Leila Buck is an appealing Arab-American actress/playwright with considerable inventive powers. She has a play called “In the Crossing,” sponsored by the Culture Project that is now running on the Lower East Side and that hunts like a drill for the nerves of the Israel-Palestine conflict. The audience is an important part of the play and I urge you to go, today or later this week, to make the drill go deeper, make the rest of the audience sweat.

The play is very clever, it fooled me. I will tell you how.

When you come in they give you a nametag and on the stage is a big logo for the International Society for Intercultural Dialogue and Education, which is staging a project on “Identity and connection in a globalized world.” The president of the society, Joan Hirsch, comes out on stage with Leila Buck to introduce her and thank her for the story she is about to tell about her eyewitness to the Lebanon war in 2006. And Joan Hirsch says she is related to Buck. She is the aunt of Buck’s Jewish husband, Adam Abel.– who also comes on to the stage. Abel is there to show his photographs of the couple’s trip to Lebanon. And from the beginning the Jewishy interaction between aunt and nephew starts to upstage Leila Buck. Hirsch strokes Abel’s chin, then he says he got his political education from his aunt in the anti-apartheid movement of the 1980s. Hmmmm.

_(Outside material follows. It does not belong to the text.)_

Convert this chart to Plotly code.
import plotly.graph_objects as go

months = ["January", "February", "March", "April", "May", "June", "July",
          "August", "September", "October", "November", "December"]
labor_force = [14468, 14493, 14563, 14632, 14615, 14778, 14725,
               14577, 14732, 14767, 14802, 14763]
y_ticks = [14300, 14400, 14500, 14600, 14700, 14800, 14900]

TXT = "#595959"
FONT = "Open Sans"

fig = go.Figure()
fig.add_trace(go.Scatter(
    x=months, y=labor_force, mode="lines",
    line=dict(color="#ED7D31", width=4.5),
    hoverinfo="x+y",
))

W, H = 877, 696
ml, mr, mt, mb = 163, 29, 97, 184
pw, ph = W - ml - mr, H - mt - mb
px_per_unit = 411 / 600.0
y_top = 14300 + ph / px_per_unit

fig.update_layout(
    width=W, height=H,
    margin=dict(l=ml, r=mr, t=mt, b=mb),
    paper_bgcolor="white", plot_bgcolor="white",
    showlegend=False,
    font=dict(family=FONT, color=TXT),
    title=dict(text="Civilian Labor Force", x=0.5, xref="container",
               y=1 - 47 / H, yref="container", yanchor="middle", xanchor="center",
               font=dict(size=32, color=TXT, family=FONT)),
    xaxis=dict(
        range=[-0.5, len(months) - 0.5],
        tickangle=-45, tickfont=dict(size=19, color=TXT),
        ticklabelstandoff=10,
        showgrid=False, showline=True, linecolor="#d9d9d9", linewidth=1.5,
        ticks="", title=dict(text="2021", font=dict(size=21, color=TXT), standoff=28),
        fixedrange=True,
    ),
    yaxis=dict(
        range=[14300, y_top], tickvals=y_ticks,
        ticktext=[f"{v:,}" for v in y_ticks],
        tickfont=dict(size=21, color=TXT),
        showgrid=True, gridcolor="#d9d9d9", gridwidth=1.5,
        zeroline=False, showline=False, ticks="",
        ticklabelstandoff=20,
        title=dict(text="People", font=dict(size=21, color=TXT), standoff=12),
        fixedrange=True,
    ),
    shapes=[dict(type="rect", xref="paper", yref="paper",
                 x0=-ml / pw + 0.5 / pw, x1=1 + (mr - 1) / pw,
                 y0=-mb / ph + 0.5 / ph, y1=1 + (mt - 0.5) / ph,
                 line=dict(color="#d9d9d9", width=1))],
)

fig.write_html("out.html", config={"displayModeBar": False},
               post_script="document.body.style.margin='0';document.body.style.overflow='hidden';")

Well I was fooled. And only halfway in did I realize it was a setup. The dialogue and education foundation is a joke, and aunt and nephew are played by wonderful actors, Kathryn Kates and Adam Green. (Buck’s cousin Noor also enters,delightful Maya Serhan).

So Buck tells the real story of going to Lebanon with Abel during the 2006 war. The Israeli attack is savage and indiscriminate. The couple ultimately flees the country, about the time of Israel’s attack on a caravan of Red Crescent vehicles and its bombing of the house in Qana that killed 28, most of them children.

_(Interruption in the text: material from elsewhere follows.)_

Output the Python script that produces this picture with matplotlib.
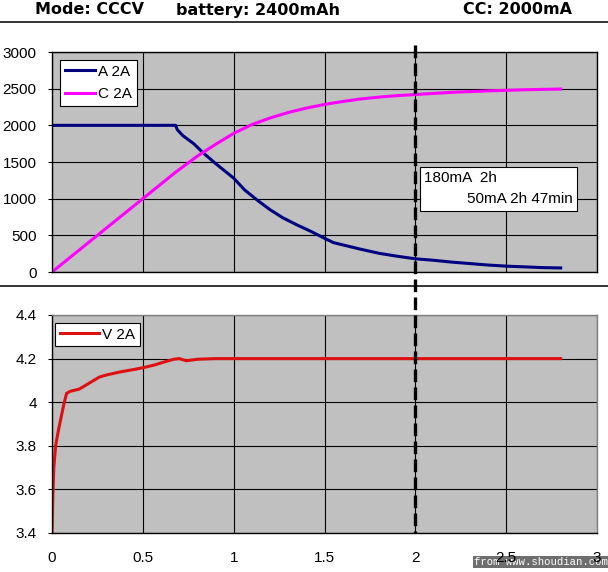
import matplotlib
matplotlib.use("Agg")
import matplotlib.pyplot as plt
import matplotlib.transforms as mtransforms
from matplotlib.lines import Line2D

plt.rcParams["font.family"] = ["Liberation Sans", "DejaVu Sans"]

# charge current (mA) vs time (h)
t_a = [0, 0.68, 0.69, 0.72, 0.78, 0.83, 0.9, 1.0, 1.06, 1.13, 1.2, 1.27, 1.35,
       1.42, 1.5, 1.55, 1.6, 1.7, 1.8, 1.9, 2.0, 2.1, 2.2, 2.3, 2.4, 2.5, 2.6,
       2.7, 2.8]
a_ma = [2000, 2000, 1940, 1860, 1750, 1630, 1480, 1280, 1120, 980, 850, 740,
        640, 560, 460, 400, 370, 310, 255, 215, 180, 160, 135, 115, 95, 80, 70,
        60, 55]

# charged capacity (mAh) vs time (h)
t_c = [0, 0.25, 0.5, 0.68, 0.8, 0.9, 1.0, 1.1, 1.2, 1.3, 1.4, 1.5, 1.6, 1.7,
       1.8, 1.9, 2.0, 2.2, 2.4, 2.6, 2.8]
c_mah = [0, 500, 1000, 1360, 1580, 1740, 1890, 2010, 2100, 2175, 2235, 2285,
         2325, 2360, 2385, 2405, 2420, 2450, 2470, 2485, 2495]

# cell voltage (V) vs time (h)
t_v = [0, 0.005, 0.01, 0.02, 0.035, 0.05, 0.065, 0.08, 0.1, 0.15, 0.2, 0.26,
       0.3, 0.37, 0.45, 0.5, 0.56, 0.62, 0.67, 0.7, 0.74, 0.8, 0.9, 1.0, 1.5,
       2.0, 2.5, 2.8]
v = [3.40, 3.58, 3.70, 3.80, 3.87, 3.93, 3.99, 4.04, 4.05, 4.06, 4.085, 4.115,
     4.125, 4.138, 4.15, 4.158, 4.17, 4.185, 4.197, 4.20, 4.19, 4.197, 4.20,
     4.20, 4.20, 4.20, 4.20, 4.20]

x_ticks = [0, 0.5, 1, 1.5, 2, 2.5, 3]
x_labels = ["0", "0.5", "1", "1.5", "2", "2.5", "3"]
top_yticks = [0, 500, 1000, 1500, 2000, 2500, 3000]
bot_yticks = [3.4, 3.6, 3.8, 4.0, 4.2, 4.4]
bot_ylabels = ["3.4", "3.6", "3.8", "4", "4.2", "4.4"]
marker_time = 2.0

W, H = 608, 572
fig = plt.figure(figsize=(W / 100, H / 100), dpi=100)


def box(left, top, right, bottom):
    return [left / W, 1 - bottom / H, (right - left) / W, (bottom - top) / H]


ax1 = fig.add_axes(box(52, 52, 597, 272))
ax2 = fig.add_axes(box(52, 315, 597, 533))

for ax in (ax1, ax2):
    ax.set_facecolor("#c0c0c0")
    ax.set_axisbelow(True)
    ax.set_xlim(0, 3)
    ax.set_xticks(x_ticks)
    ax.grid(True, color="black", linewidth=0.8)
    ax.tick_params(axis="y", direction="out", length=3, width=0.8,
                   labelsize=11, pad=8)
    ax.tick_params(axis="x", length=0, labelsize=11, pad=13)
    for s in ax.spines.values():
        s.set_linewidth(1.0)
        s.set_color("black")

ax1.set_ylim(0, 3000)
ax1.set_yticks(top_yticks)
ax1.set_xticklabels([])
ax1.plot(t_a, a_ma, color="#000080", lw=2.2, label="A 2A")
ax1.plot(t_c, c_mah, color="#ff00ff", lw=2.2, label="C 2A")
leg1 = ax1.legend(loc="upper left", bbox_to_anchor=(0.0147, 0.9636),
                  borderaxespad=0, fontsize=11, fancybox=False, framealpha=1,
                  edgecolor="black", handlelength=2.0, handletextpad=0.2,
                  labelspacing=0.55, borderpad=0.3)
leg1.get_frame().set_linewidth(0.8)

# annotation box
ax1.add_patch(plt.Rectangle((0.675, 0.277), 0.288, 0.2, transform=ax1.transAxes,
                            facecolor="white", edgecolor="black", lw=0.8,
                            zorder=4))
ax1.text(0.683, 0.425, "180mA  2h", transform=ax1.transAxes, fontsize=11,
         va="center", ha="left", zorder=5)
ax1.text(0.956, 0.33, "50mA 2h 47min", transform=ax1.transAxes, fontsize=11,
         va="center", ha="right", zorder=5)

ax2.set_ylim(3.4, 4.4)
ax2.set_yticks(bot_yticks)
ax2.set_yticklabels(bot_ylabels)
ax2.set_xticklabels(x_labels)
ax2.spines["top"].set_color("#808080")
ax2.spines["right"].set_color("#808080")
ax2.plot(t_v, v, color="#dd1111", lw=2.2, label="V 2A")
leg2 = ax2.legend(loc="upper left", bbox_to_anchor=(0.0055, 0.963),
                  borderaxespad=0, fontsize=11, fancybox=False, framealpha=1,
                  edgecolor="black", handlelength=2.6, handletextpad=0.2,
                  borderpad=0.3)
leg2.get_frame().set_linewidth(0.8)

# dashed time marker across both panels
trans = mtransforms.blended_transform_factory(ax1.transData, fig.transFigure)
fig.add_artist(Line2D([marker_time, marker_time], [1 - 45 / H, 1 - 533 / H],
                      transform=trans, color="black", lw=2.4,
                      linestyle=(0, (3.8, 1.6)), zorder=6))

# separators
for yy in (22, 286):
    fig.add_artist(Line2D([0, 1], [1 - yy / H, 1 - yy / H],
                          transform=fig.transFigure, color="black", lw=1.1))

hdr = dict(fontsize=11.5, fontweight="bold", va="center", ha="left",
           family="DejaVu Sans")
fig.text(35 / W, 1 - 10 / H, "Mode: CCCV", **hdr)
fig.text(176 / W, 1 - 10 / H, "battery: 2400mAh", **hdr)
fig.text(463 / W, 1 - 10 / H, "CC: 2000mA", **hdr)

# watermark sits under the tick labels, as in the source image
fig.text(474 / W, 1 - 562 / H, "from www.shoudian.com", fontsize=7.7,
         family="Liberation Mono", color="white", va="center", ha="left",
         zorder=-1, bbox=dict(facecolor="#6e6e6e", edgecolor="none", pad=0.8))

fig.savefig("out.png", dpi=100)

The Jewish in-laws keep breaking in– dialogue. Joan Hirsch begins to fret about some of the political lessons, in a slightly overbearing manner. And before long, many of the American Jewish contradictions of support for Israel are tossed out on stage. The climax for me was when the Adam Abel character gets off a string of angry comments at his aunt– that Passover and the slaying of the first-born of Egypt was the first act of collective punishment; that it’s apartheid inside Israel today, a system in which rights and privileges are distributed on a racial basis. And this was delicious to me, that anti-semitism only exists in remote areas, and the John Galliano only proves that, when he mouths off against Jews, the punishment is swift and devastating, because “we have to acknowledge that Jews hold a lot of power particularly in places that control the dominant political narrative.” Oh my god. I’m learning. (Young Jews rise, and make a Jewish spring!)

I do wish the play would get to that David Hare like rage inside the Jewish community more quickly. In fact I wish that Adam Abel’s actual Jewish family would offer itself on stage, with their Arab-American inlaw (whose own father is a noted Arabist, and WASP, we are told) as facilitator, to expose this deep philosophical divide inside the Jewish community. But Buck has built a great flexibility into her play by allowing the audience to break in at an interval and ask real questions, goosing the thing along. And Kates and Green comply.

A man two rows in front of me spoke movingly of collective punishment, the war crime in both Lebanon and Gaza, and that seemed to me the real message of this work, that when power is so vastly imbalanced, dialogue is a farce.